However, not all players benefit from a higher launch angle because they don’t hit the ball as hard. When the ball isn’t hit as hard but has the same launch angle, a home run for one player might be a routine flyout for another player with less power. Blengino (2015) echoes this concern, emphasizing that not all hitters benefit equally from elevating the ball. Players with below-average bat speed or poor pitch recognition may struggle when trying to artificially lift the ball, leading to weak fly balls and higher whiff rates. His work underscores that swing optimization must be individualized.

In conclusion, launch angle is a pivotal component of modern hitting, offering a lens through which to understand batted ball effectiveness. However, like pull-side hitting, its benefits are contingent on context, hitter skill, and pitch characteristics. When integrated thoughtfully, launch angle optimization can enhance offensive performance, but indiscriminate pursuit of loft can be detrimental.
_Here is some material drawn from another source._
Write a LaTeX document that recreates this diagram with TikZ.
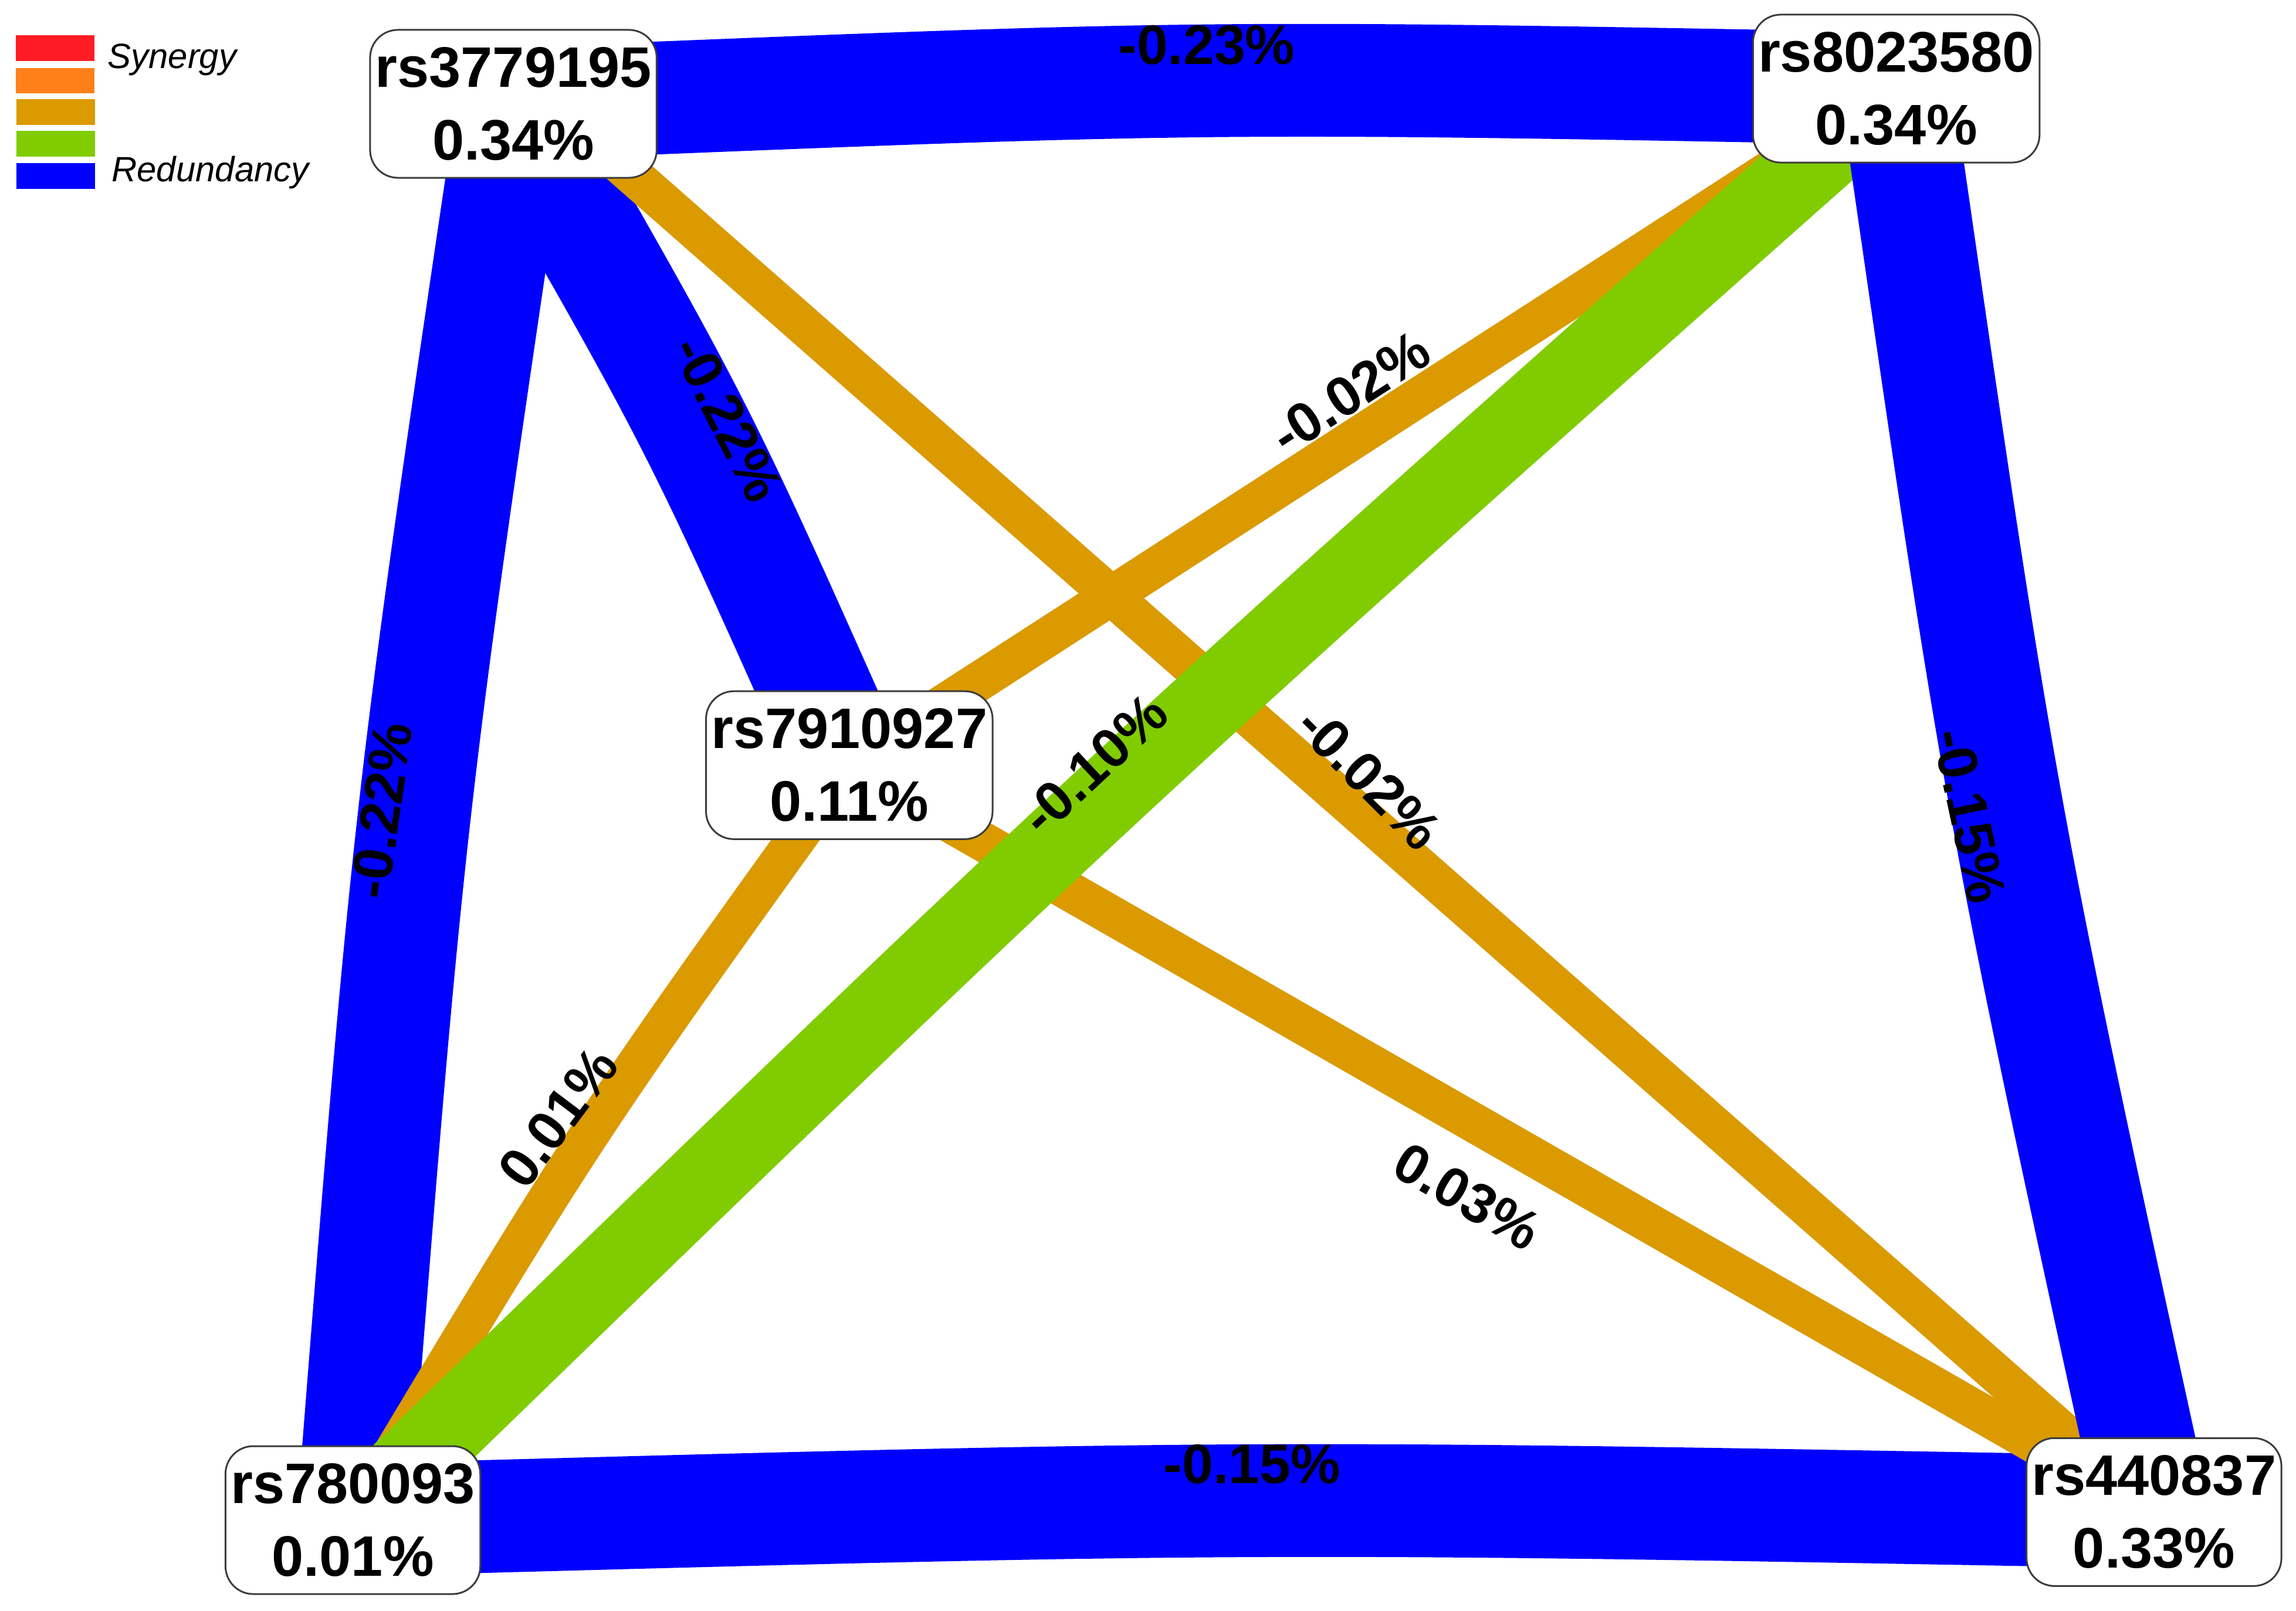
\documentclass[tikz,border=0pt]{standalone}
\usepackage{fontspec}
\setmainfont{Liberation Sans}
\usetikzlibrary{calc}
\pgfdeclarelayer{bg}
\pgfdeclarelayer{edges}
\pgfsetlayers{bg,edges,main}
\definecolor{cred}{RGB}{255,28,36}
\definecolor{corange}{RGB}{255,128,25}
\definecolor{cgold}{RGB}{218,154,0}
\definecolor{cgreen}{RGB}{128,204,0}
\definecolor{cblue}{RGB}{0,0,255}
\definecolor{cborder}{RGB}{60,60,60}
\begin{document}
\begin{tikzpicture}[x=1pt,y=-1pt,
  snp/.style={draw=cborder, line width=1.2pt, fill=white, rounded corners=19pt,
    align=center, font=\fontsize{39}{49.6}\selectfont\bfseries,
    inner xsep=3.5pt, inner ysep=0pt, minimum height=101pt},
  lbl/.style={font=\fontsize{38}{40}\selectfont\bfseries, inner sep=0pt},
  leg/.style={font=\fontsize{24}{26}\selectfont\itshape, inner sep=0pt, anchor=base west},
  blueedge/.style={draw=cblue, line width=77pt},
  goldedge/.style={draw=cgold, line width=27pt},
  greenedge/.style={draw=cgreen, line width=54pt}]
\useasboundingbox (0,0) rectangle (1568,1100);
\begin{pgfonlayer}{bg}
\fill[white] (0,0) rectangle (1568,1100);
\end{pgfonlayer}

% legend
\fill[cred] (10.7,24) rectangle (64.4,41.7);
\fill[corange] (10.7,46.4) rectangle (64.4,63.7);
\fill[cgold] (11.1,67.8) rectangle (64.7,85.2);
\fill[cgreen] (11.1,89.5) rectangle (64.7,106.8);
\fill[cblue] (11.1,111.5) rectangle (64.7,128.9);
\node[leg] (syn) at (73.3,46.8) {Synergy};
\node[leg] (redn) at (76,124) {Redundancy};

% nodes
\node[snp] (A) at (350.6,70.9) {rs3779195\\0.34\%};
\node[snp] (B) at (1295,60.5) {rs8023580\\0.34\%};
\node[snp] (C) at (580,522.5) {rs7910927\\0.11\%};
\node[snp] (D) at (241,1038) {rs780093\\0.01\%};
\node[snp] (E) at (1471,1032.5) {rs440837\\0.33\%};

% edges
\begin{pgfonlayer}{edges}
\draw[blueedge] (A.center) .. controls ($(A.center)!0.5!(B.center)!14pt!90:(B.center)$) .. (B.center);
\draw[blueedge] (A.center) .. controls ($(A.center)!0.5!(D.center)!16.7pt!-90:(D.center)$) .. (D.center);
\draw[blueedge] (D.center) .. controls ($(D.center)!0.5!(E.center)!14pt!90:(E.center)$) .. (E.center);
\draw[blueedge] (A.center) .. controls ($(A.center)!0.5!(C.center)!13pt!90:(C.center)$) .. (C.center);
\draw[goldedge] ([xshift=26pt]A.center) -- (E.center);
\draw[goldedge] (B.center) -- (C.center);
\draw[goldedge] (C.center) .. controls ($(C.center)!0.5!(D.center)!13pt!-90:(D.center)$) .. (D.center);
\draw[goldedge] (C.center) -- (E.center);
\draw[greenedge] (B.center) .. controls ($(B.center)!0.5!(D.center)!16pt!-90:(D.center)$) .. (D.center);
\draw[blueedge] (B.center) .. controls ($(B.center)!0.5!(E.center)!17.7pt!-90:(E.center)$) .. (E.center);
\end{pgfonlayer}

% edge labels
\node[lbl] (lAB) at (824,31) {-0.23\%};
\node[lbl, rotate=82] (lAD) at (260.4,553.5) {-0.22\%};
\node[lbl, rotate=-63] (lAC) at (497,286) {-0.22\%};
\node[lbl, rotate=-78] (lBE) at (1345,557) {-0.15\%};
\node[lbl] (lDE) at (855,1000) {-0.15\%};
\node[lbl, rotate=43] (lBD) at (747,522) {-0.10\%};
\node[lbl, rotate=-45] (lAE) at (935,531) {-0.02\%};
\node[lbl, rotate=33] (lBC) at (922,268) {-0.02\%};
\node[lbl, rotate=53] (lCD) at (381,763) {0.01\%};
\node[lbl, rotate=-30] (lCE) at (1002,817) {0.03\%};
\end{tikzpicture}
\end{document}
The literature suggests that the best hitters understand when and how to elevate and which way to try to hit the ball, adapting their approach to both the situation and their own physical tools resulting in the best outcomes.

3. Data Collection

All statistical modeling and data collection for this study was completed using R. The primary source of data was pulled using the baseballr package, (Petti & Gilani, 2016/2024) which allows users to scrape Statcast play-by-play data. The scraped data included seasons 2015 through 2024.

Each observation includes detailed information such as pitch type, pitch location, batted ball location, launch metrics and play outcomes. To isolate the relationship between pitch location and batted ball performance, batted balls in play were the only pitches included in the final dataset, resulting in 977,416 instances. This ensured that the analysis focused solely on how pitch characteristics affect batted-ball direction and expected performance, rather than non-contact outcomes.

3.1 Data Preparation

When preparing the dataset for analysis, several steps were conducted in R. The data was cleaned by removing all observations in which there was missing data for: field coordinates, batted ball type, and strike zone location. To further reduce the noise, batted balls with an exit velocity below 30 mph or a vertical distance less than 20 feet were removed because these events typically represent bunts or half-swings, which could skew outcome-based analyses.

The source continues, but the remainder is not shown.